И вот камбоджийский писатель взобрался на трибуну и начал свою речь. Мой коллега из Камбоджи начинает водить пальцем по французскому тексту, с которого я перевожу на русский язык в микрофон. Оратор продолжает с воодушев­лением говорить, его соотечественник водит своим перстом по французскому тексту, я выдаю русский текст, на осталь­ные рабочие языки с моего текста переводят другие синхро­нисты. Все идет как будто по разработанному сценарию, меня настораживает только появляющееся недоуменное выраже­ние лица оратора в те моменты, когда в зале раздаются апло­дисменты или смех. Я привязан к тексту, вернее к пальцу кхмерского переводчика, и исправить что-либо не в силах. В это время указующий перст моего коллеги подходит к концу текста. Нужно провозглашать пару лозунгов против импе­риализма и за процветание Камбоджи. Но я этого не делаю: в тоне оратора не появляется никаких патетических нот. Па­лец моего помощника исчезает с текста выступления, и он смущенно пожимает плечами. Что делать? Переворачиваю французский текст и начинаю переводить его во второй раз. В зале не чувствуется недоумения. Никто не замечает, что он слушает уже слышанное. (И это естественно, так как в большинстве речей повторялись дежурные фразы о необхо­димости единства писателей мира в борьбе с империализмом и т. п.) Вдруг начинаю улавливать торжественные нотки в речи оратора. Нахожу «мостик» к заключительным лозун­гам и вслед за выступающим заканчиваю перевод его речи. Все довольны, а председательствующий писатель Констан­тин Симонов отмечает в заключительном слове четкую рабо­ту переводчиков.

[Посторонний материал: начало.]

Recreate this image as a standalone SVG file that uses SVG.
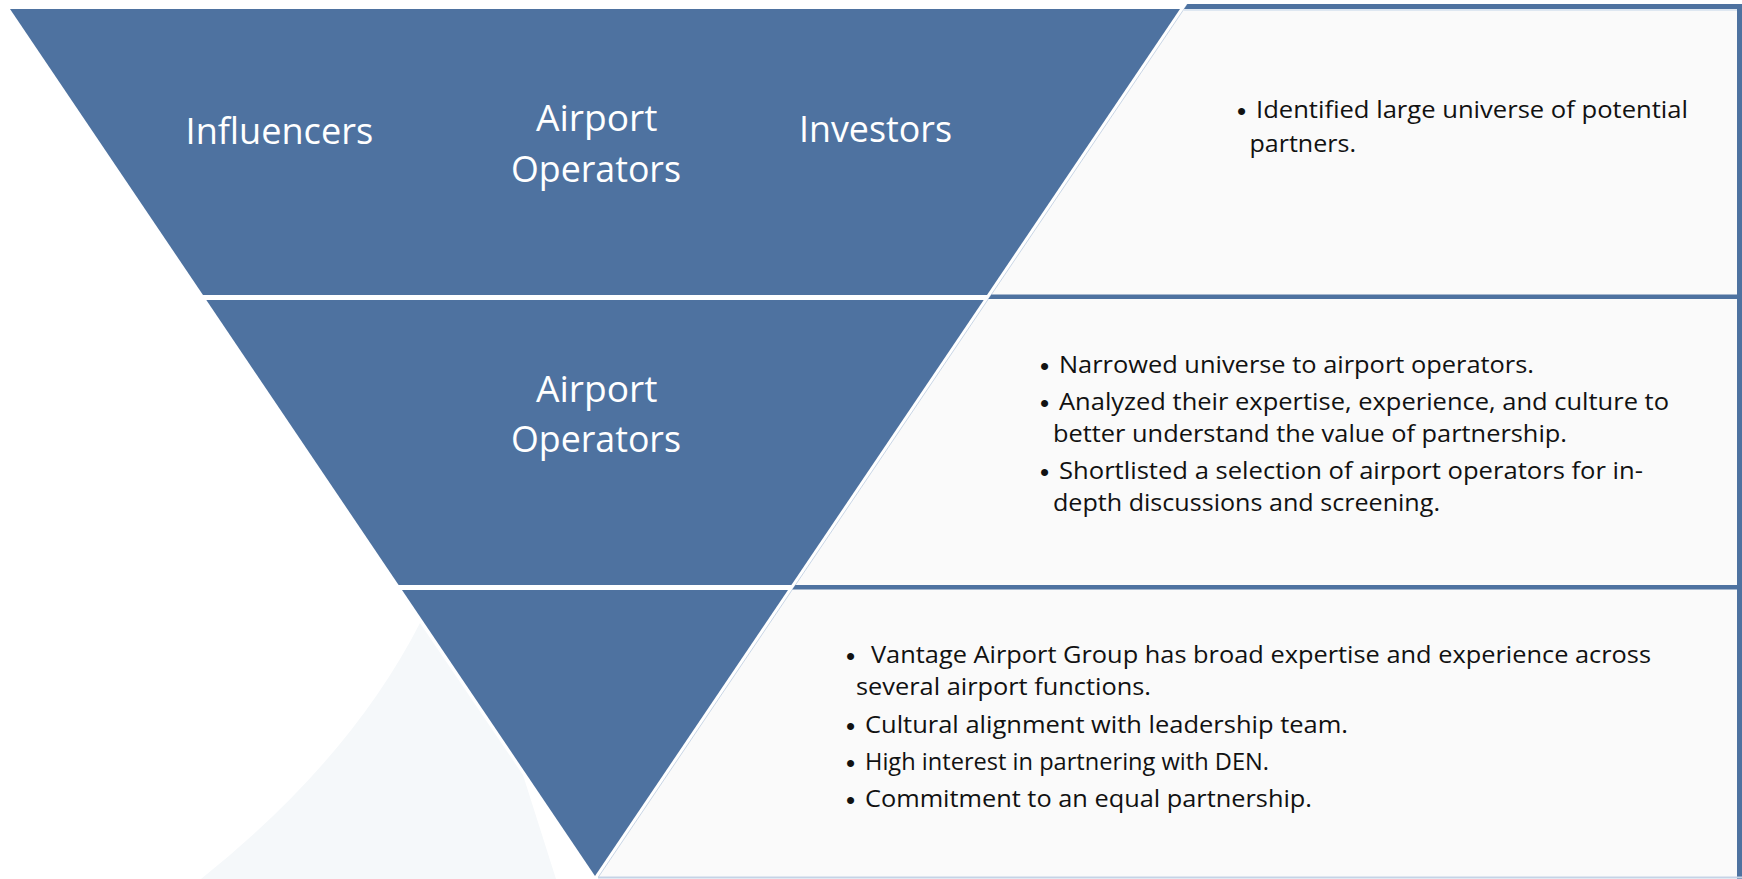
<svg xmlns="http://www.w3.org/2000/svg" width="1742" height="879" viewBox="0 0 1742 879">
  <style>
    .band { fill: #4e72a0; }
    .blue { fill: #4e72a0; }
    .title { font-family: "Open Sans", "Liberation Sans", sans-serif; font-size: 36px; fill: #ffffff; }
    .body { font-family: "Open Sans", "Liberation Sans", sans-serif; font-size: 24px; fill: #111111; }
    .bul { font-family: "Liberation Sans", sans-serif; font-size: 26px; fill: #111111; }
  </style>
  <rect x="0" y="0" width="1742" height="879" fill="#ffffff"/>
  <path d="M201,879 Q350,760 420,623 L523,775 L556,879 Z" fill="#f5f8fa"/>

  <g id="panels">
    <polygon points="1187.4,4 1742,4 1742,877 598.4,877" fill="#fafafa"/>
    <line x1="1187.4" y1="4" x2="598.4" y2="877" stroke="#c9d6e6" stroke-width="1"/>
    <polygon class="blue" points="1187.4,4 1742,4 1742,9 1184,9"/>
    <line x1="1184" y1="10" x2="1737" y2="10" stroke="#d5e0ee" stroke-width="1.5"/>
    <polygon class="blue" points="991.4,294.5 1742,294.5 1742,299 988.3,299"/>
    <polygon class="blue" points="795.4,585 1742,585 1742,589.5 792.3,589.5"/>
    <rect class="blue" x="1737" y="4" width="5" height="875"/>
    <line x1="598" y1="877.5" x2="1742" y2="877.5" stroke="#c5d3e6" stroke-width="2"/>
  </g>

  <g id="band1">
    <polygon class="band" points="10,9 1180,9 987,295 203,295"/>
    <text class="title" x="185.6" y="144" textLength="187.5" lengthAdjust="spacingAndGlyphs">Influencers</text>
    <text class="title" x="536" y="131" textLength="121.5" lengthAdjust="spacingAndGlyphs">Airport</text>
    <text class="title" x="511" y="182" textLength="170" lengthAdjust="spacingAndGlyphs">Operators</text>
    <text class="title" x="799" y="142" textLength="153" lengthAdjust="spacingAndGlyphs">Investors</text>
  </g>
  <g id="band2">
    <polygon class="band" points="206.3,300 983.7,300 791.4,585 398.6,585"/>
    <text class="title" x="536" y="402" textLength="121.5" lengthAdjust="spacingAndGlyphs">Airport</text>
    <text class="title" x="511" y="452" textLength="170" lengthAdjust="spacingAndGlyphs">Operators</text>
  </g>
  <g id="band3">
    <polygon class="band" points="402,590 788,590 595,876"/>
  </g>

  <g id="text1">
    <text class="bul" x="1237" y="120">•</text>
    <text class="body" x="1256" y="118" textLength="432" lengthAdjust="spacingAndGlyphs">Identified large universe of potential</text>
    <text class="body" x="1249.5" y="152" textLength="106.5" lengthAdjust="spacingAndGlyphs">partners.</text>
  </g>
  <g id="text2">
    <text class="bul" x="1040" y="375">•</text>
    <text class="body" x="1059" y="373" textLength="475" lengthAdjust="spacingAndGlyphs">Narrowed universe to airport operators.</text>
    <text class="bul" x="1040" y="412">•</text>
    <text class="body" x="1059" y="410" textLength="610" lengthAdjust="spacingAndGlyphs">Analyzed their expertise, experience, and culture to</text>
    <text class="body" x="1053" y="442" textLength="514" lengthAdjust="spacingAndGlyphs">better understand the value of partnership.</text>
    <text class="bul" x="1040" y="481">•</text>
    <text class="body" x="1059" y="479" textLength="584" lengthAdjust="spacingAndGlyphs">Shortlisted a selection of airport operators for in-</text>
    <text class="body" x="1053" y="511" textLength="387" lengthAdjust="spacingAndGlyphs">depth discussions and screening.</text>
  </g>
  <g id="text3">
    <text class="bul" x="846" y="665">•</text>
    <text class="body" x="871" y="663" textLength="780" lengthAdjust="spacingAndGlyphs">Vantage Airport Group has broad expertise and experience across</text>
    <text class="body" x="856" y="695" textLength="295" lengthAdjust="spacingAndGlyphs">several airport functions.</text>
    <text class="bul" x="846" y="735">•</text>
    <text class="body" x="865" y="733" textLength="483" lengthAdjust="spacingAndGlyphs">Cultural alignment with leadership team.</text>
    <text class="bul" x="846" y="772">•</text>
    <text class="body" x="865" y="770" textLength="404" lengthAdjust="spacingAndGlyphs">High interest in partnering with DEN.</text>
    <text class="bul" x="846" y="809">•</text>
    <text class="body" x="865" y="807" textLength="447" lengthAdjust="spacingAndGlyphs">Commitment to an equal partnership.</text>
  </g>
</svg>
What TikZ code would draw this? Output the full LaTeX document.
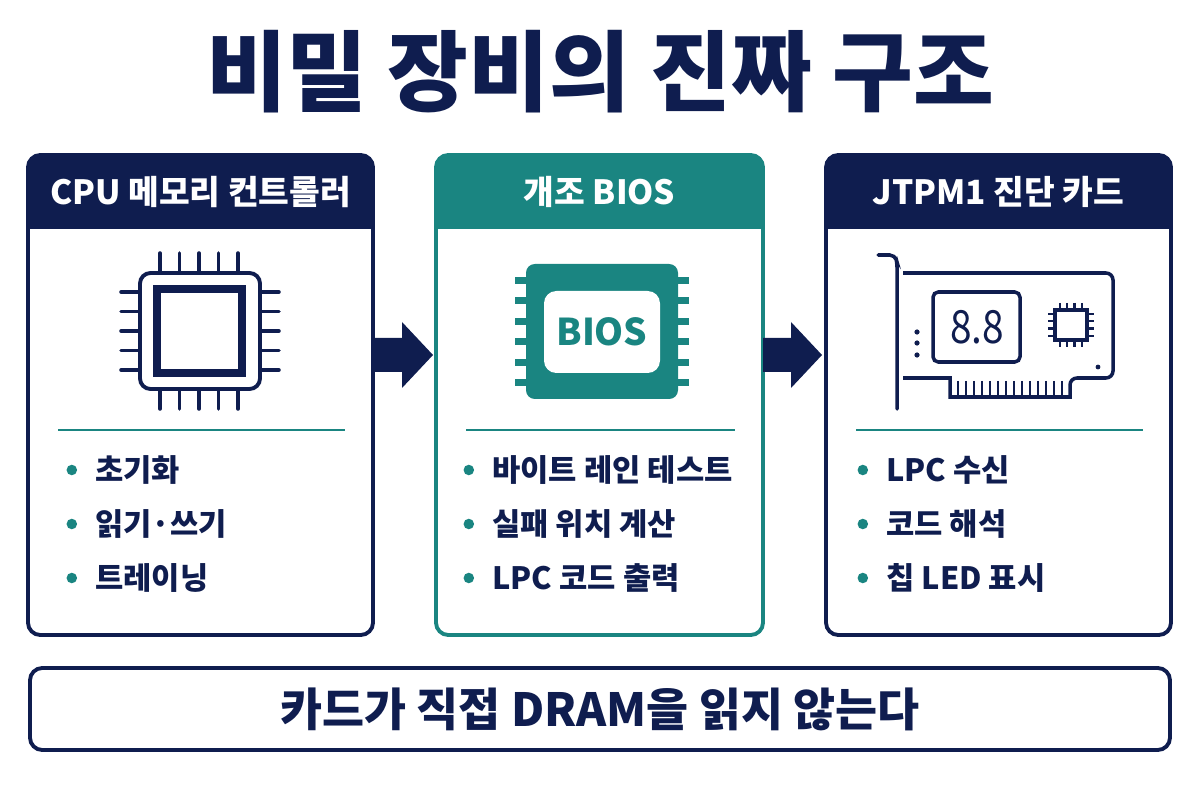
\documentclass[tikz,border=0pt]{standalone}
\usepackage{fontspec}
\setmainfont{Noto Sans CJK KR}
\usetikzlibrary{positioning,shapes.arrows}
\definecolor{navy}{HTML}{0F1D4F}
\definecolor{teal}{HTML}{1A8581}
\tikzset{
  panel/.style={draw=#1, line width=2.2pt, rounded corners=7pt},
  head/.style={fill=#1, rounded corners=7pt},
  headtxt/.style={text=white, font=\fontsize{19}{22}\selectfont\bfseries},
  item/.style={anchor=west, text=navy, font=\fontsize{17.5}{20}\selectfont\bfseries, inner sep=0pt},
  dot/.style={fill=teal, circle, inner sep=0pt, minimum size=6pt},
  pin/.style={line width=2pt, line cap=round},
}
\begin{document}
\begin{tikzpicture}[x=0.02cm,y=-0.02cm]
            \useasboundingbox (0,0) rectangle (1200,800);
            \node[text=navy, font=\fontsize{50}{56}\selectfont\bfseries] (title) at (600,72) {비밀 장비의 진짜 구조};
            % three panels
            \foreach \name/\xa/\xb/\col/\txt in {cpu/28/373/navy/CPU 메모리 컨트롤러, bios/436/763/teal/개조 BIOS, card/826/1171/navy/JTPM1 진단 카드}{
                \fill[head=\col] (\xa,155) rectangle (\xb,229);
                \fill[\col] (\xa,215) rectangle (\xb,229);
                \draw[panel=\col] (\xa,155) rectangle (\xb,635);
                \node[headtxt] (\name-head) at ({(\xa+\xb)/2},192) {\txt};
                \draw[teal, line width=1pt] ({\xa+30},430) -- ({\xb-28},430);
            }
            % items
            \foreach \n/\x/\t [count=\i] in {a/95/초기화, b/95/읽기·쓰기, c/95/트레이닝}
                \node[item] (cpu-\n) at (\x,{470+(\i-1)*54}) {\t};
            \foreach \n/\x/\t [count=\i] in {a/492/바이트 레인 테스트, b/492/실패 위치 계산, c/492/LPC 코드 출력}
                \node[item] (bios-\n) at (\x,{470+(\i-1)*54}) {\t};
            \foreach \n/\x/\t [count=\i] in {a/886/LPC 수신, b/886/코드 해석, c/886/칩 LED 표시}
                \node[item] (card-\n) at (\x,{470+(\i-1)*54}) {\t};
            \foreach \p in {cpu,bios,card}
                \foreach \n in {a,b,c}
                    \node[dot, left=10pt of \p-\n.west] {};
            % arrows
            \foreach \x in {374,763}
                \fill[navy] (\x,338) -- (\x+28,338) -- (\x+28,322) -- (\x+59,355) -- (\x+28,388) -- (\x+28,372) -- (\x,372) -- cycle;
            % cpu icon
            \draw[navy, line width=2.2pt, rounded corners=6pt] (140,273) rectangle (260,389);
            \draw[navy, line width=4.5pt] (157,289) rectangle (242,373);
            \foreach \k in {0,...,4}{
                \draw[navy, pin] (160+\k*19.5,253) -- (160+\k*19.5,271);
                \draw[navy, pin] (160+\k*19.5,391) -- (160+\k*19.5,409);
                \draw[navy, pin] (121,292+\k*19.5) -- (138,292+\k*19.5);
                \draw[navy, pin] (262,292+\k*19.5) -- (279,292+\k*19.5);
            }
            % bios chip
            \foreach \k in {0,...,5}{
                \fill[teal] (515,277+\k*20.5) rectangle (530,284+\k*20.5);
                \fill[teal] (674,277+\k*20.5) rectangle (689,284+\k*20.5);
            }
            \fill[teal, rounded corners=5pt] (526,264) rectangle (678,399);
            \fill[white, rounded corners=7pt] (544,291) rectangle (660,373);
            \node[text=teal, font=\fontsize{21}{24}\selectfont\bfseries] (bios-chip) at (602,332) {BIOS};
            % diagnostic card
            \draw[navy, line width=2pt, line cap=round, rounded corners=3pt] (878,255) -- (895,255) -- (897,262) -- (897,409);
            \draw[navy, line width=2pt, rounded corners=4pt] (903,273) -- (1113,273) -- (1113,378) -- (1070,378) [sharp corners] -- (1070,397) -- (950,397) -- (950,378) -- (903,378);
            \foreach \k in {0,...,13}
                \draw[navy, line width=1.5pt] (958+\k*8,381) -- (958+\k*8,395);
            \draw[navy, line width=2pt, rounded corners=3pt] (933,292) rectangle (1020,362);
            \node[text=navy, font=\fontsize{26}{28}\selectfont\itshape, xscale=0.85] (card-seg) at (977,327) {8.8};
            \draw[navy, line width=2pt] (1055,310) rectangle (1087,340);
            \foreach \k in {0,...,3}{
                \draw[navy, line width=1.3pt] (1060+\k*7.3,303) -- (1060+\k*7.3,310);
                \draw[navy, line width=1.3pt] (1060+\k*7.3,340) -- (1060+\k*7.3,347);
                \draw[navy, line width=1.3pt] (1048,314+\k*7.3) -- (1055,314+\k*7.3);
                \draw[navy, line width=1.3pt] (1087,314+\k*7.3) -- (1094,314+\k*7.3);
            }
            \foreach \y in {332,343,355}
                \fill[navy] (917,\y) circle (2.6);
            \fill[navy] (1098,367) circle (2.4);
            % bottom note
            \draw[panel=navy] (30,668) rectangle (1170,750);
            \node[text=navy, font=\fontsize{26}{30}\selectfont\bfseries] (note) at (600,709) {카드가 직접 DRAM을 읽지 않는다};
        \end{tikzpicture}
\end{document}
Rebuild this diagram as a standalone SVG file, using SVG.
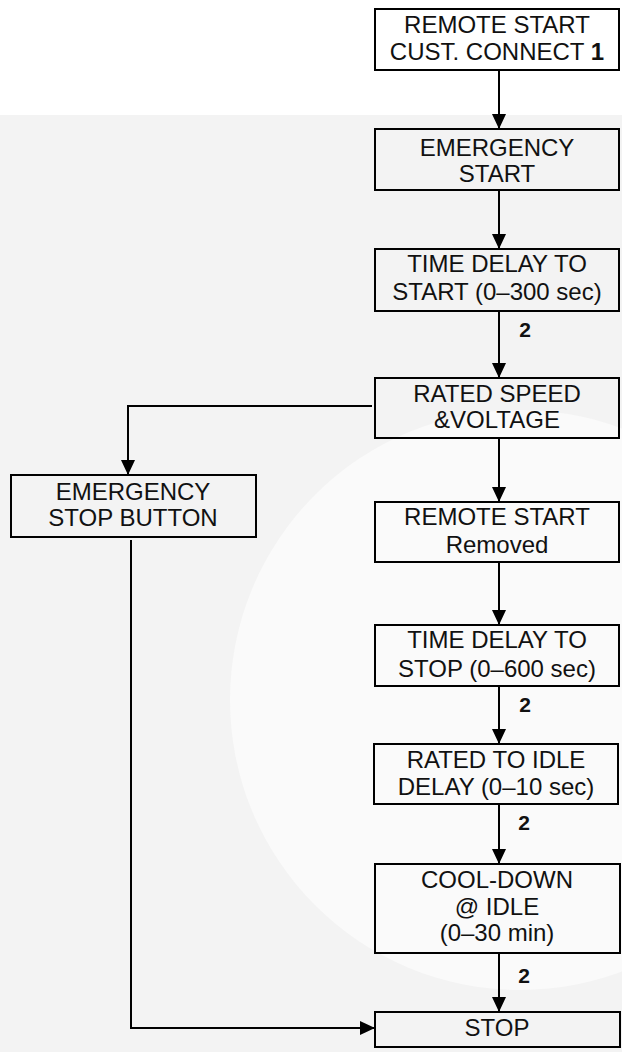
<svg xmlns="http://www.w3.org/2000/svg" width="622" height="1052" viewBox="0 0 622 1052">
<defs>
<style>
.bg{fill:#f3f3f3}
.box{fill:none;stroke:#000;stroke-width:2}
.t{font-family:"Liberation Sans",Arial,sans-serif;font-size:24px;fill:#111;text-anchor:middle}
.n{font-family:"Liberation Sans",Arial,sans-serif;font-size:21px;font-weight:bold;fill:#111;text-anchor:middle}
.c{fill:none;stroke:#000;stroke-width:2}
</style>
<marker id="ah" viewBox="0 0 15 14" refX="15" refY="7" markerWidth="15" markerHeight="14" markerUnits="userSpaceOnUse" orient="auto">
<path d="M0,0 L15,7 L0,14 Z" fill="#000"/>
</marker>
</defs>
<rect width="622" height="1052" fill="#fff"/>
<rect class="bg" x="0" y="115" width="622" height="937"/>
<circle cx="520" cy="700" r="290" fill="#fafafa"/>
<g id="connectors">
<line class="c" x1="499" y1="70" x2="499" y2="129" marker-end="url(#ah)"/>
<line class="c" x1="499" y1="190" x2="499" y2="249" marker-end="url(#ah)"/>
<line class="c" x1="499" y1="311" x2="499" y2="378" marker-end="url(#ah)"/>
<polyline class="c" points="372,406 128,406 128,475" marker-end="url(#ah)"/>
<line class="c" x1="499" y1="438" x2="499" y2="502" marker-end="url(#ah)"/>
<line class="c" x1="499" y1="562" x2="499" y2="625" marker-end="url(#ah)"/>
<line class="c" x1="499" y1="686" x2="499" y2="744" marker-end="url(#ah)"/>
<line class="c" x1="499" y1="804" x2="499" y2="864" marker-end="url(#ah)"/>
<line class="c" x1="499" y1="953" x2="499" y2="1012" marker-end="url(#ah)"/>
<polyline class="c" points="131,540 131,1028 375,1028" marker-end="url(#ah)"/>
<text class="n" x="525" y="337">2</text>
<text class="n" x="525" y="712">2</text>
<text class="n" x="524" y="830">2</text>
<text class="n" x="524" y="983">2</text>
</g>
<g id="remote-start">
<rect class="box" x="375" y="9" width="244" height="61" fill="#fff"/>
<text class="t" x="497" y="33">REMOTE START</text>
<text class="t" x="497" y="60">CUST. CONNECT <tspan font-weight="bold">1</tspan></text>
</g>
<g id="emergency-start">
<rect class="box" x="375" y="129" width="244" height="61"/>
<text class="t" x="497" y="156">EMERGENCY</text>
<text class="t" x="497" y="182">START</text>
</g>
<g id="time-delay-start">
<rect class="box" x="375" y="249" width="244" height="62"/>
<text class="t" x="497" y="272">TIME DELAY TO</text>
<text class="t" x="497" y="300">START (0–300 sec)</text>
</g>
<g id="rated-speed">
<rect class="box" x="375" y="378" width="244" height="60"/>
<text class="t" x="497" y="402">RATED SPEED</text>
<text class="t" x="497" y="428">&amp;VOLTAGE</text>
</g>
<g id="emergency-stop">
<rect class="box" x="11" y="475" width="245" height="62"/>
<text class="t" x="133" y="500">EMERGENCY</text>
<text class="t" x="133" y="526">STOP BUTTON</text>
</g>
<g id="remote-start-removed">
<rect class="box" x="375" y="502" width="244" height="60"/>
<text class="t" x="497" y="525">REMOTE START</text>
<text class="t" x="497" y="553">Removed</text>
</g>
<g id="time-delay-stop">
<rect class="box" x="375" y="625" width="244" height="61"/>
<text class="t" x="497" y="648">TIME DELAY TO</text>
<text class="t" x="497" y="677">STOP (0–600 sec)</text>
</g>
<g id="rated-to-idle">
<rect class="box" x="374" y="744" width="244" height="60"/>
<text class="t" x="496" y="768">RATED TO IDLE</text>
<text class="t" x="496" y="795">DELAY (0–10 sec)</text>
</g>
<g id="cool-down">
<rect class="box" x="375" y="864" width="245" height="89"/>
<text class="t" x="497" y="888">COOL-DOWN</text>
<text class="t" x="497" y="915">@ IDLE</text>
<text class="t" x="497" y="941">(0–30 min)</text>
</g>
<g id="stop">
<rect class="box" x="375" y="1012" width="245" height="35" fill="#f3f3f3"/>
<text class="t" x="497" y="1036">STOP</text>
</g>
</svg>
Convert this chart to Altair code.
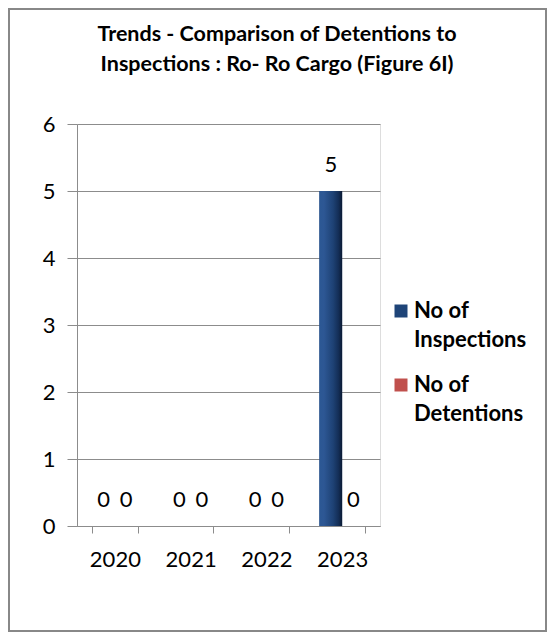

Наконец, третий эпизод имел место на самом высшем уровне. 1959 год, совещание руководителей коммунистиче­ских партий, прибывших в Москву со всех континентов. Только что выступил Энвер Ходжа, руководитель албанских коммунистов. Он резко критиковал Никиту Сергеевича Хру­щева за то, что компартия Советского Союза сокращает по­мощь Албании в связи с тем, что Албания пытается прокла­дывать в политике самостоятельный курс. Н.С. Хрущев крас­неет, его небольшие глазки становятся все более колючими. В тот момент, когда я сажусь в будку синхронного перевода, он встает и, еле сдерживая себя, начинает тихо говорить. Чув­ствуется, что говорить спокойно ему чрезвычайно трудно. Его речь представляет собой сплошное крещендо, и после пере­числения всех видов помощи, которую КПСС оказывает Ал­бании, происходит взрыв. Хрущев кричит о черной неблаго­дарности, обвиняет Э. Ходжу во всевозможных грехах и в заключение, теряя самообладание, взрывается окончатель­но: «И этот человек обос...л нас с ног до головы, туды его мать!». Я все это обязан переводить, но на последней фразе у меня происходит, естественно, запинка и в микрофоне на французском языке возникает вариант значительно меньшей по резкости тональности: «И этот человек покрыл нас гря­зью с ног до головы». После речи Хрущева объявляется пе­рерыв, и я выхожу из кабины. Меня ждет референт между­народного отдела ЦК КПСС, который курирует французскую службу совещания и который прилично разбирается во французском языке. Он холодно смотрит на меня и спраши­вает: «Кто Вам разрешил поправлять генерального секрета­ря нашей партии?». Я пожимаю плечами и отвечаю: «Реше­ние я принял сам, у меня не было времени для консульта­ций». Референт, с которым у меня были всегда хорошие отношения, пробормотав: «Вам придется за это отвечать», круто поворачивается и уходит. Минут через десять он появ­ляется с Хо Ши Мином, генеральным секретарем компартии Вьетнама, который благодарит французскую бригаду син­хронистов за работу. Цековский референт отводит меня в сто­рону и доверительно шепчет: «Никита Сергеевич велел по­благодарить Вас, он не хотел, чтобы его грубые выражения звучали на всех языках».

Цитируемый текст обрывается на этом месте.